**WHAT YOU NEED TO DO**
Leave out the pictures and retype only the lines from the opening line to the line that holds "-9.19, -8.50, -8.06]", both ends included.

**MATERIAL PROVIDED**
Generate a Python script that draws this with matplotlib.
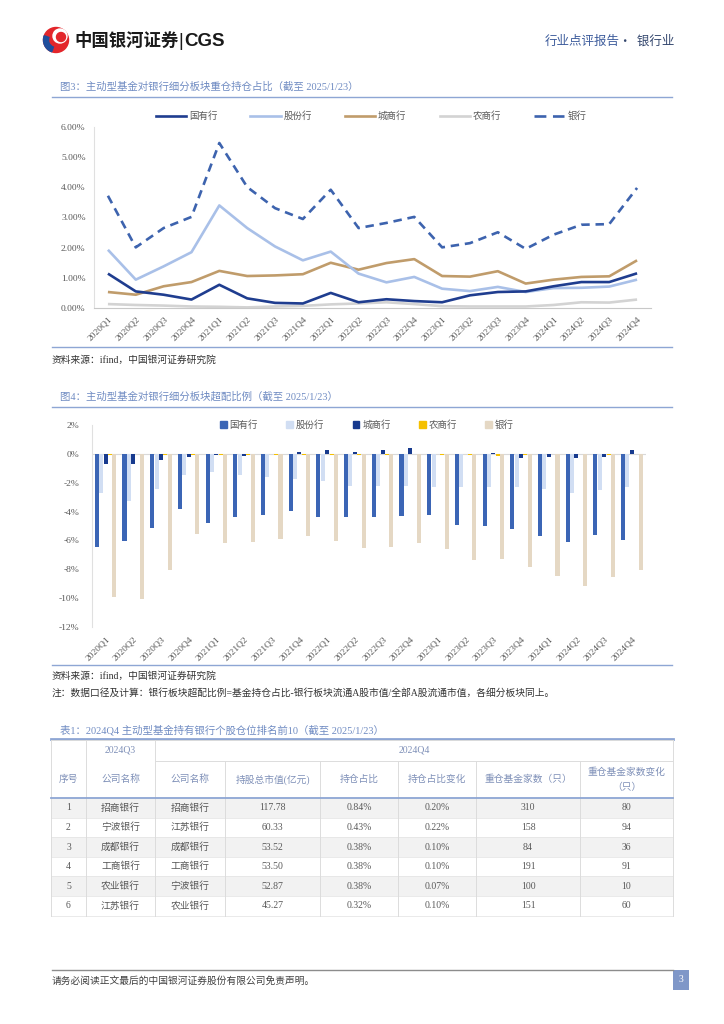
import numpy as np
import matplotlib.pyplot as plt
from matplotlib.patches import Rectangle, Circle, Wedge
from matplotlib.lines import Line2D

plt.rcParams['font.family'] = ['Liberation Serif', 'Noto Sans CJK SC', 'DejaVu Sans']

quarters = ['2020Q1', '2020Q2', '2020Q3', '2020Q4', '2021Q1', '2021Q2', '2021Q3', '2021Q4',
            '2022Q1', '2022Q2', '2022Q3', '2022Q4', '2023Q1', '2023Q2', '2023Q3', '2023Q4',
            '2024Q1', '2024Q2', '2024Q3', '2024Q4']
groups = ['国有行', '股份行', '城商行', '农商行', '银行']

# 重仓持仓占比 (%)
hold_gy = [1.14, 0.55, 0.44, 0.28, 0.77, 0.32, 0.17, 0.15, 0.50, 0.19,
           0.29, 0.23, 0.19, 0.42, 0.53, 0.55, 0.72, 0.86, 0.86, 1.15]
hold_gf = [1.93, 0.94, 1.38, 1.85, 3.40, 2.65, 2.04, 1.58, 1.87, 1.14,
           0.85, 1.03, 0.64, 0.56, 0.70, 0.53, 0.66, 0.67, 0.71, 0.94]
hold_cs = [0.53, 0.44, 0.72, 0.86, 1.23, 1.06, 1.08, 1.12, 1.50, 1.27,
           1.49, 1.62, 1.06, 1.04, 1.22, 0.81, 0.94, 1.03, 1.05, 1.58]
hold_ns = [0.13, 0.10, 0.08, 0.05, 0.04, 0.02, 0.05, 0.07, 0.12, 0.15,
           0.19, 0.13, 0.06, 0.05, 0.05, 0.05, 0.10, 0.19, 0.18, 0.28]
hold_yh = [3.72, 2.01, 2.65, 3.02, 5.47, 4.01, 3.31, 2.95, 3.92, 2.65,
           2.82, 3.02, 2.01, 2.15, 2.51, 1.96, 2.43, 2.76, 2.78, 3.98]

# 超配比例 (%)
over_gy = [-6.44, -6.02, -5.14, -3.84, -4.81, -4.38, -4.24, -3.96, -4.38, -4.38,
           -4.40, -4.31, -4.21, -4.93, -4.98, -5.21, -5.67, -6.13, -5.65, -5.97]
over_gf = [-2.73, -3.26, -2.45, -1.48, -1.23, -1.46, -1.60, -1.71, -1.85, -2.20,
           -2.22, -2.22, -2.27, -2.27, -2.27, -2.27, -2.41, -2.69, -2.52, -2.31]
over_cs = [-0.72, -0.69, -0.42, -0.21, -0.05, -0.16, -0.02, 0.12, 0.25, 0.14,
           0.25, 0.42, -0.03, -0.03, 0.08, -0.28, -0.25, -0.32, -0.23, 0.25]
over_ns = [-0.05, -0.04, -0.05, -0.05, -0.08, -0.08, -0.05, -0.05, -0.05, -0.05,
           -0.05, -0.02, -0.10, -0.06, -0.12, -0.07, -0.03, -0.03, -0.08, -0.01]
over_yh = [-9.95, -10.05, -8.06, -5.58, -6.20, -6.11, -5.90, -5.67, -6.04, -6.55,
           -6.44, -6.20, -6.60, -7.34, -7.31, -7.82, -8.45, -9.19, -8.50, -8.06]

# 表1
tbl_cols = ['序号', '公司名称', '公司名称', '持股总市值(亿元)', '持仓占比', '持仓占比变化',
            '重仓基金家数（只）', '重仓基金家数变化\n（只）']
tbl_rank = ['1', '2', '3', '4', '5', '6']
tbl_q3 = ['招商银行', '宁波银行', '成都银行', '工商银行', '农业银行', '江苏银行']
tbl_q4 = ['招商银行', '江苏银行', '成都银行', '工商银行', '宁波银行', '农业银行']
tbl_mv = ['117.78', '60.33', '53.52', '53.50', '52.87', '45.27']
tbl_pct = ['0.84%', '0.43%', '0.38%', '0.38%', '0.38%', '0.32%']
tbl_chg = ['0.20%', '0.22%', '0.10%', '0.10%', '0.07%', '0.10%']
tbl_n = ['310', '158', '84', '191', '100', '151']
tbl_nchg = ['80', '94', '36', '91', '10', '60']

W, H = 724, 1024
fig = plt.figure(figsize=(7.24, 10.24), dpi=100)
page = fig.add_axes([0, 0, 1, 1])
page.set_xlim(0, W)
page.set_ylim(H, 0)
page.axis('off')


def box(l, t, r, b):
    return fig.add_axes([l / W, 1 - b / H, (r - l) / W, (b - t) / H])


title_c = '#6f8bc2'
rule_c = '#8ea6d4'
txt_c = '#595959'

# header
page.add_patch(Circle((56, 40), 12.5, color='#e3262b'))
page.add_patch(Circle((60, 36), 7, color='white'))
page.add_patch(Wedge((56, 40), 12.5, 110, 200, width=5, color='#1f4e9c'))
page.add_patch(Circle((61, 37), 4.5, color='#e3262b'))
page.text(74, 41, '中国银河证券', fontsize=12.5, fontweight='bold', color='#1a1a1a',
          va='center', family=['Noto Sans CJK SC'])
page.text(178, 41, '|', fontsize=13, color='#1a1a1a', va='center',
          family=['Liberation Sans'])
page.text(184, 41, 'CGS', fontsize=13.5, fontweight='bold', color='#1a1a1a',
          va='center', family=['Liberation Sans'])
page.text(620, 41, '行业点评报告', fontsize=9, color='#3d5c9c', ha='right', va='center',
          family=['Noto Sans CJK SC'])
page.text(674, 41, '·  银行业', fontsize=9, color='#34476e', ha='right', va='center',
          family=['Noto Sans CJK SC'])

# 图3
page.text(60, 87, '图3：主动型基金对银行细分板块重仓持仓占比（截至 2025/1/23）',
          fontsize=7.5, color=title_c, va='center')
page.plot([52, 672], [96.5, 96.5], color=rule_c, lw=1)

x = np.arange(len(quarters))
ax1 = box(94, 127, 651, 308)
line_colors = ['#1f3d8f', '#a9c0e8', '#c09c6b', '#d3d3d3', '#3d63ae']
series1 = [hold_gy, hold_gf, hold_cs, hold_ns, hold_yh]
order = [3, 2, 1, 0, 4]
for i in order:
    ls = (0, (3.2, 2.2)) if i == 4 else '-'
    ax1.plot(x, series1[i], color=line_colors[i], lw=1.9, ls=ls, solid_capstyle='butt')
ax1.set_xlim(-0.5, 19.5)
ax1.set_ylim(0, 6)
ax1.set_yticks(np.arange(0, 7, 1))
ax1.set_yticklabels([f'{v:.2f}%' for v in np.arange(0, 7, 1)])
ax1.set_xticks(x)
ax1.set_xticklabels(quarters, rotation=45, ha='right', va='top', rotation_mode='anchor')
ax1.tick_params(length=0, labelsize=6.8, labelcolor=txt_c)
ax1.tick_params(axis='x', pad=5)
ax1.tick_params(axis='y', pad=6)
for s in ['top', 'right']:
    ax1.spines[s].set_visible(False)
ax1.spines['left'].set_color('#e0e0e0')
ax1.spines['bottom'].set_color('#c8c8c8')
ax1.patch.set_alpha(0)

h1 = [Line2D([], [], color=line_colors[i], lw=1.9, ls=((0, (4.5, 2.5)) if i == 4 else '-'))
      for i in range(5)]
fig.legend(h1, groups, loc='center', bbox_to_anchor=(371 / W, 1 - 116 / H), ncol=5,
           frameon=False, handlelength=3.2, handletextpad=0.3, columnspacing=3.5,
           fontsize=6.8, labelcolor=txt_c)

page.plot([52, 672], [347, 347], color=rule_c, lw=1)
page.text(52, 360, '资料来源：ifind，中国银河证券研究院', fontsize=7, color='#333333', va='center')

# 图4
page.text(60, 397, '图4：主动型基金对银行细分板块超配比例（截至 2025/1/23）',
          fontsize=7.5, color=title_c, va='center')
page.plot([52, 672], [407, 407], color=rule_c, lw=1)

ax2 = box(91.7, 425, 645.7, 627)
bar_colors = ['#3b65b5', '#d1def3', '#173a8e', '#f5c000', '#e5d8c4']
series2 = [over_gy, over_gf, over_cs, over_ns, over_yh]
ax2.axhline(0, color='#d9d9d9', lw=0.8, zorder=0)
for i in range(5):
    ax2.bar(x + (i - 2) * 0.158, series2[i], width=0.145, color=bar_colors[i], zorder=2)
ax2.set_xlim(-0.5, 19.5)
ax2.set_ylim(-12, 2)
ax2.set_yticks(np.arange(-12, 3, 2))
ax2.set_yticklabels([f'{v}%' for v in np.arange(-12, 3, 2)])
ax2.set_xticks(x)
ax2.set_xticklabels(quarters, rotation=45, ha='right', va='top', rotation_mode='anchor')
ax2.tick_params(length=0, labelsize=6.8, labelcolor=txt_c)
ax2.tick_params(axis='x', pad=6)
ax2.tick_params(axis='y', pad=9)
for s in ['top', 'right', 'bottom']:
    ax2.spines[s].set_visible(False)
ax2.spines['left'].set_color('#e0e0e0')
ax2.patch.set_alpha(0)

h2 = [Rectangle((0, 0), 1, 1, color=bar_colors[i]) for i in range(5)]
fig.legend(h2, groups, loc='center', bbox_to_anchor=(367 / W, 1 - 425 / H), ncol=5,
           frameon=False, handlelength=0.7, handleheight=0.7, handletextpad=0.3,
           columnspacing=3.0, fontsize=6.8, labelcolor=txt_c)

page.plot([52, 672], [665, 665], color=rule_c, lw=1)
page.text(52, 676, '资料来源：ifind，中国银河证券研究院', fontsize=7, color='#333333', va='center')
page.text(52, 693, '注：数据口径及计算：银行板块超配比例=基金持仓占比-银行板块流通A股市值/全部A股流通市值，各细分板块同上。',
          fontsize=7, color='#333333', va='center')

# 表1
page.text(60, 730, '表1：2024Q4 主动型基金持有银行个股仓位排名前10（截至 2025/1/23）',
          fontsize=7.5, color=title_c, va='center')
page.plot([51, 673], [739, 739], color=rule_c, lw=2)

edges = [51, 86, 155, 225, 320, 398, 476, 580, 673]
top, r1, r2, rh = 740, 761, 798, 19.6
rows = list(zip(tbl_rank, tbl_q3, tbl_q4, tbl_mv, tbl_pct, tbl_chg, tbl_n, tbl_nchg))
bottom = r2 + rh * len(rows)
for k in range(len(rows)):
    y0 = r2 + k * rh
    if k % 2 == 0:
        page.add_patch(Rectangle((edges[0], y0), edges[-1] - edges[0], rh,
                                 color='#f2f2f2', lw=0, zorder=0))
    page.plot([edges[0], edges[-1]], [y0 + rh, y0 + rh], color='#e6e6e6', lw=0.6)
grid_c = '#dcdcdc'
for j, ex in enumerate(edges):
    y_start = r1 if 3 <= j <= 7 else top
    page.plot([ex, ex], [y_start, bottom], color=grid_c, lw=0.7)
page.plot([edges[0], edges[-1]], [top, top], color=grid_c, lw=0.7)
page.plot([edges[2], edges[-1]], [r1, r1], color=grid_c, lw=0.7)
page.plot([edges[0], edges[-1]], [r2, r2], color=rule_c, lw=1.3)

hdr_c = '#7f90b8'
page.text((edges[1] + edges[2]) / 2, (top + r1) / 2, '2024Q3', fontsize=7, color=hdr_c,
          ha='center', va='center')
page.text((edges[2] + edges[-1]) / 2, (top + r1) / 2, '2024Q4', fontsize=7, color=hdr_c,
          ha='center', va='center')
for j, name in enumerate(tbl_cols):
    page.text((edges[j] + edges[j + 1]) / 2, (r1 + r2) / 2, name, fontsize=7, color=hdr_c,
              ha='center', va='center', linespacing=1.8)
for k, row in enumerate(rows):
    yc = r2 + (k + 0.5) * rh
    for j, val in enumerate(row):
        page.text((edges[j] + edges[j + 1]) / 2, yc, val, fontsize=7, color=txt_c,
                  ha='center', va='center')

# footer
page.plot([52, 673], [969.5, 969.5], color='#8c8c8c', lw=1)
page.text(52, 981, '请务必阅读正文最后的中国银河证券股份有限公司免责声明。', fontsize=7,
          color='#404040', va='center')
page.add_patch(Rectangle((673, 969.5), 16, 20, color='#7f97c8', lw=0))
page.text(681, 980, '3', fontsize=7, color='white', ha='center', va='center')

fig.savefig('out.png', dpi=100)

**TASK ANSWER**
Generate a Python script that draws this with matplotlib.
import numpy as np
import matplotlib.pyplot as plt
from matplotlib.patches import Rectangle, Circle, Wedge
from matplotlib.lines import Line2D

plt.rcParams['font.family'] = ['Liberation Serif', 'Noto Sans CJK SC', 'DejaVu Sans']

quarters = ['2020Q1', '2020Q2', '2020Q3', '2020Q4', '2021Q1', '2021Q2', '2021Q3', '2021Q4',
            '2022Q1', '2022Q2', '2022Q3', '2022Q4', '2023Q1', '2023Q2', '2023Q3', '2023Q4',
            '2024Q1', '2024Q2', '2024Q3', '2024Q4']
groups = ['国有行', '股份行', '城商行', '农商行', '银行']

# 重仓持仓占比 (%)
hold_gy = [1.14, 0.55, 0.44, 0.28, 0.77, 0.32, 0.17, 0.15, 0.50, 0.19,
           0.29, 0.23, 0.19, 0.42, 0.53, 0.55, 0.72, 0.86, 0.86, 1.15]
hold_gf = [1.93, 0.94, 1.38, 1.85, 3.40, 2.65, 2.04, 1.58, 1.87, 1.14,
           0.85, 1.03, 0.64, 0.56, 0.70, 0.53, 0.66, 0.67, 0.71, 0.94]
hold_cs = [0.53, 0.44, 0.72, 0.86, 1.23, 1.06, 1.08, 1.12, 1.50, 1.27,
           1.49, 1.62, 1.06, 1.04, 1.22, 0.81, 0.94, 1.03, 1.05, 1.58]
hold_ns = [0.13, 0.10, 0.08, 0.05, 0.04, 0.02, 0.05, 0.07, 0.12, 0.15,
           0.19, 0.13, 0.06, 0.05, 0.05, 0.05, 0.10, 0.19, 0.18, 0.28]
hold_yh = [3.72, 2.01, 2.65, 3.02, 5.47, 4.01, 3.31, 2.95, 3.92, 2.65,
           2.82, 3.02, 2.01, 2.15, 2.51, 1.96, 2.43, 2.76, 2.78, 3.98]

# 超配比例 (%)
over_gy = [-6.44, -6.02, -5.14, -3.84, -4.81, -4.38, -4.24, -3.96, -4.38, -4.38,
           -4.40, -4.31, -4.21, -4.93, -4.98, -5.21, -5.67, -6.13, -5.65, -5.97]
over_gf = [-2.73, -3.26, -2.45, -1.48, -1.23, -1.46, -1.60, -1.71, -1.85, -2.20,
           -2.22, -2.22, -2.27, -2.27, -2.27, -2.27, -2.41, -2.69, -2.52, -2.31]
over_cs = [-0.72, -0.69, -0.42, -0.21, -0.05, -0.16, -0.02, 0.12, 0.25, 0.14,
           0.25, 0.42, -0.03, -0.03, 0.08, -0.28, -0.25, -0.32, -0.23, 0.25]
over_ns = [-0.05, -0.04, -0.05, -0.05, -0.08, -0.08, -0.05, -0.05, -0.05, -0.05,
           -0.05, -0.02, -0.10, -0.06, -0.12, -0.07, -0.03, -0.03, -0.08, -0.01]
over_yh = [-9.95, -10.05, -8.06, -5.58, -6.20, -6.11, -5.90, -5.67, -6.04, -6.55,
           -6.44, -6.20, -6.60, -7.34, -7.31, -7.82, -8.45, -9.19, -8.50, -8.06]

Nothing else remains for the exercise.